## Work instructions
Look through the data below and output, unchanged, every line from the one holding "Write a Python" through the one holding "plt.rcParams['axes.unicode_minus'] = False", inclusive. Skip the pictures.

Figure scripts
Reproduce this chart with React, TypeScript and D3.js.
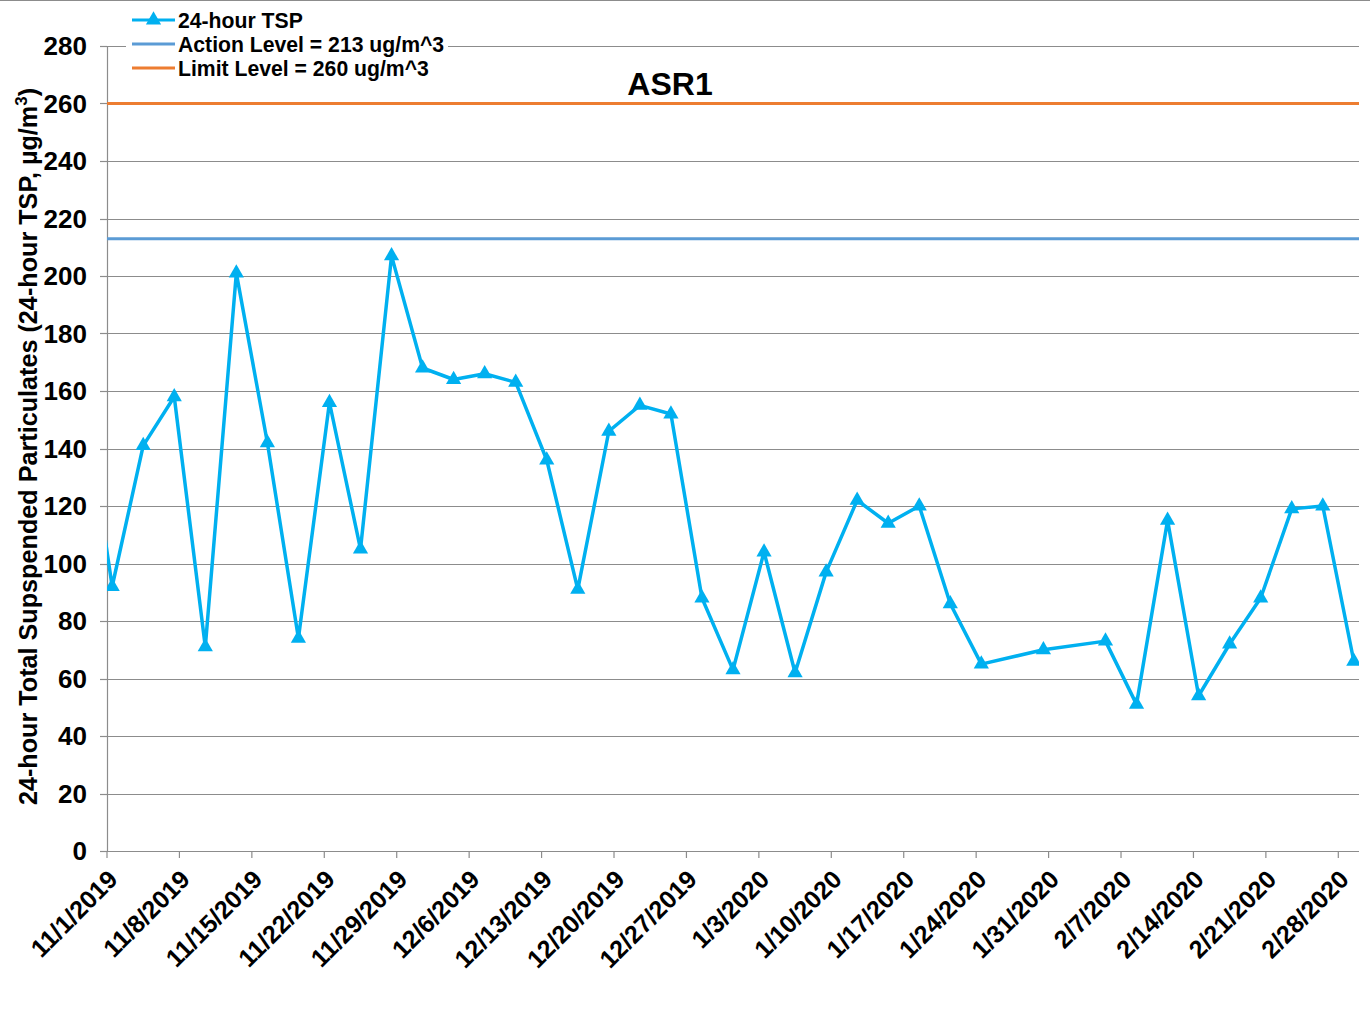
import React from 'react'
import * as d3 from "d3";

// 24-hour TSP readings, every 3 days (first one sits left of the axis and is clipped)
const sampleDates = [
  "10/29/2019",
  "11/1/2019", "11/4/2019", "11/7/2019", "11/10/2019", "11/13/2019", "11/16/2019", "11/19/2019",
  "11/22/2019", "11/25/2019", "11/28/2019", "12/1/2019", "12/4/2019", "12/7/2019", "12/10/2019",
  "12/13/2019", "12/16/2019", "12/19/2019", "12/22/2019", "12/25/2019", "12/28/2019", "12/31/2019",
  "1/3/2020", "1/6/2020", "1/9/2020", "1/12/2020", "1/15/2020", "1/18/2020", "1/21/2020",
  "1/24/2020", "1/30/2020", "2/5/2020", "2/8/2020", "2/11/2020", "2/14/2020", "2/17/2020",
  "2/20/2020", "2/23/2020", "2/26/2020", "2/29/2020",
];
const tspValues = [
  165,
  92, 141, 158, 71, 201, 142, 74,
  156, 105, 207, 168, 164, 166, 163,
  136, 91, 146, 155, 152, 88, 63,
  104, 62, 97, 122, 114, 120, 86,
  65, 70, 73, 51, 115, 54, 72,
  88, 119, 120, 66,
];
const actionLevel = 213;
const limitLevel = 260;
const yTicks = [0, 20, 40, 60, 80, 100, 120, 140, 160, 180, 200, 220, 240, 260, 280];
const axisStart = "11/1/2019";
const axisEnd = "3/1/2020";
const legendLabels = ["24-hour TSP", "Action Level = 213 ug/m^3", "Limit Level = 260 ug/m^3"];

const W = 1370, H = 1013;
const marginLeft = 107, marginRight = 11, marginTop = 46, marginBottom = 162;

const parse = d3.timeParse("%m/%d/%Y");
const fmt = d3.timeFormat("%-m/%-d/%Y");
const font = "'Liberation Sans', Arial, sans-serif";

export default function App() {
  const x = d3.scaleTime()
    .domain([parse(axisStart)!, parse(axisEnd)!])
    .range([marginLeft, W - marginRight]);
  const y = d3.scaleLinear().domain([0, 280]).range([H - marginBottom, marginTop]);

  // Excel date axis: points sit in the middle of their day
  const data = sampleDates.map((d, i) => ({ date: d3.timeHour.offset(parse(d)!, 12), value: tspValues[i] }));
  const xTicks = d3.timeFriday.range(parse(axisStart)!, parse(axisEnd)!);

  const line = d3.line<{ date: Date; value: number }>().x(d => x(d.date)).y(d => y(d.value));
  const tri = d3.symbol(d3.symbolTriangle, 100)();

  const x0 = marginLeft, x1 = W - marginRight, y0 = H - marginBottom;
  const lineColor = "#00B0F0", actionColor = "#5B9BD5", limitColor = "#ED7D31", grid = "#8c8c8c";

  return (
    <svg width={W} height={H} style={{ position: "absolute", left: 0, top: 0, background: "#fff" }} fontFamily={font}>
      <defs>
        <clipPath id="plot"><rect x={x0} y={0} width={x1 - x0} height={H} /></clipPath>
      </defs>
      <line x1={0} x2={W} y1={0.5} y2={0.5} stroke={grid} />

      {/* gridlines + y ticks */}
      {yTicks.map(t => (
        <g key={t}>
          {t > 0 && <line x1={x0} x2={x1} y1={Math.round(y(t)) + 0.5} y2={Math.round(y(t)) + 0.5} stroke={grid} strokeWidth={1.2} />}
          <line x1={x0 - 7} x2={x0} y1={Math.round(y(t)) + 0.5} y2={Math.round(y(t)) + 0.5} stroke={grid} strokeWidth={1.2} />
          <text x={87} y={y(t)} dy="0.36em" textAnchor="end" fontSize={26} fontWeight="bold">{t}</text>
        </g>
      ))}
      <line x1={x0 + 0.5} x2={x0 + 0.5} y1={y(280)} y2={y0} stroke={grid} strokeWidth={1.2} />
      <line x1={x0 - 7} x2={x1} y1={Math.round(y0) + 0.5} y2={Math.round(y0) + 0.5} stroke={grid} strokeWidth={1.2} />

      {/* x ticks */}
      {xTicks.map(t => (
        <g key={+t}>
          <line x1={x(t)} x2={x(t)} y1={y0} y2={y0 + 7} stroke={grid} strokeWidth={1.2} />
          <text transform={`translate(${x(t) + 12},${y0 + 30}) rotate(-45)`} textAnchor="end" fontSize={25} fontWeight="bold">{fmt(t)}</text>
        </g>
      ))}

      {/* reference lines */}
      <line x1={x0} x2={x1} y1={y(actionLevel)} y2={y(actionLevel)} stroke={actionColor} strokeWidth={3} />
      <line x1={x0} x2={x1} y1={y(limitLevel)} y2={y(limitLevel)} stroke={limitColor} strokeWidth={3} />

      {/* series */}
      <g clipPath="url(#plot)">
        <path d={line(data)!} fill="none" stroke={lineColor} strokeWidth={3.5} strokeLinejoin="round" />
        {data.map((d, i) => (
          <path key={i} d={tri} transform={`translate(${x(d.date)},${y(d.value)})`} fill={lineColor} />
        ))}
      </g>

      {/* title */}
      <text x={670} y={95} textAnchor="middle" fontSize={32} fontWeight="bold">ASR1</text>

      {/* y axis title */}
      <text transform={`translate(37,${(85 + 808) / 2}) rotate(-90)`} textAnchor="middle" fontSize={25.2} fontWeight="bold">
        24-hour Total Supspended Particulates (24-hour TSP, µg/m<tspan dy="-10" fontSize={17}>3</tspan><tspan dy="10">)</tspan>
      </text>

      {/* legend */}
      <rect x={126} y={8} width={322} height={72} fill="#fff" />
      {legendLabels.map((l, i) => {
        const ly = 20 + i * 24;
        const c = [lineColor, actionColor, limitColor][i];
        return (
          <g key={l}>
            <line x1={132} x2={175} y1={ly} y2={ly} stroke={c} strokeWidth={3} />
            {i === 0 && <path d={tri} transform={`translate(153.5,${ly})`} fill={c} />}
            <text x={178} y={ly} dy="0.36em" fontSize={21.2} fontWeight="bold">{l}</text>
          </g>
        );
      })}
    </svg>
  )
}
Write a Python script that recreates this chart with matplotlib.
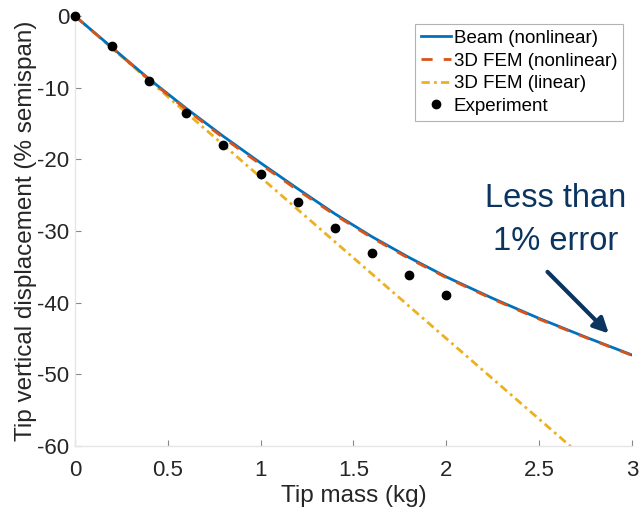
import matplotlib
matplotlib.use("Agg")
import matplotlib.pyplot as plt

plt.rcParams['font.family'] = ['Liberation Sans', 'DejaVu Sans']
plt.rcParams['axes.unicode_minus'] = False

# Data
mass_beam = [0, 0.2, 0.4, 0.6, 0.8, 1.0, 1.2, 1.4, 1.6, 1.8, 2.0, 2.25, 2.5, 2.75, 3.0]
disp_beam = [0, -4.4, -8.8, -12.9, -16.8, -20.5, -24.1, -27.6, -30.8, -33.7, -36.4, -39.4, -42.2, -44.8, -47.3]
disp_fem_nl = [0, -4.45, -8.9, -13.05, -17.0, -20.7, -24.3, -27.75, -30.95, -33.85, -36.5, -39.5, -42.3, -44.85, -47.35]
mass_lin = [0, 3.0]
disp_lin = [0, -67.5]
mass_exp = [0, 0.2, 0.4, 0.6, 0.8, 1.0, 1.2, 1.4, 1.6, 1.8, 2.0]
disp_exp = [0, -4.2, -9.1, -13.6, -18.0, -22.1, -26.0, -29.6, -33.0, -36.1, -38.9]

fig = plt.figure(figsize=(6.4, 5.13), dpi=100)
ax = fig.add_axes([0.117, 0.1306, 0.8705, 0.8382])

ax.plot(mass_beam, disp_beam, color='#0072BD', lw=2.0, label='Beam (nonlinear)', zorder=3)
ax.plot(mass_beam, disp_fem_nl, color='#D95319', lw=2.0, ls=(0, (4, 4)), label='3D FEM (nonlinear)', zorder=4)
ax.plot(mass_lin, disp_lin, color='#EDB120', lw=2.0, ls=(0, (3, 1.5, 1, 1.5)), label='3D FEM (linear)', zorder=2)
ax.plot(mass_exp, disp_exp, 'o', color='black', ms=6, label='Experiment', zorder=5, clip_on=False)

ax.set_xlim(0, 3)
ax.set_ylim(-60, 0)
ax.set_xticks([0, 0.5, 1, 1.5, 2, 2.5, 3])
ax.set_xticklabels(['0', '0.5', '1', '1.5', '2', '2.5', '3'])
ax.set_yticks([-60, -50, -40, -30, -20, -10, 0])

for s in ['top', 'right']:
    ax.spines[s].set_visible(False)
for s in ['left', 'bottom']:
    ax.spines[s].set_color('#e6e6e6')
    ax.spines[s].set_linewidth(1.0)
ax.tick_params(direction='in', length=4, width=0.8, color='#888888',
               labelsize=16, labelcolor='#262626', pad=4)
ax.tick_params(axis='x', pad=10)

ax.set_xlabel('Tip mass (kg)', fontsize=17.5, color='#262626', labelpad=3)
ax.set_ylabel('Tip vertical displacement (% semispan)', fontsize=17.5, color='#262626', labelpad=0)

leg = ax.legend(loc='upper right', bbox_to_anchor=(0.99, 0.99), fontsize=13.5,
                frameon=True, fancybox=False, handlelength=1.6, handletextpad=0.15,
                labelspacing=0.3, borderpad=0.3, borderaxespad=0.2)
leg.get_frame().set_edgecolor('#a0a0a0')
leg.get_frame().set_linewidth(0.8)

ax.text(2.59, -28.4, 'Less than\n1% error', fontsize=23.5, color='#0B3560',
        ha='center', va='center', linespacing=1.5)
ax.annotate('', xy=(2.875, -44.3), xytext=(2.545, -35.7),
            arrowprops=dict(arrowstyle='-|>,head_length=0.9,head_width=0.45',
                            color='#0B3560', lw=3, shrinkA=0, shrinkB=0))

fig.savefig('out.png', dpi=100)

## Exercise solution
Write a Python script that recreates this chart with matplotlib.
import matplotlib
matplotlib.use("Agg")
import matplotlib.pyplot as plt

plt.rcParams['font.family'] = ['Liberation Sans', 'DejaVu Sans']
plt.rcParams['axes.unicode_minus'] = False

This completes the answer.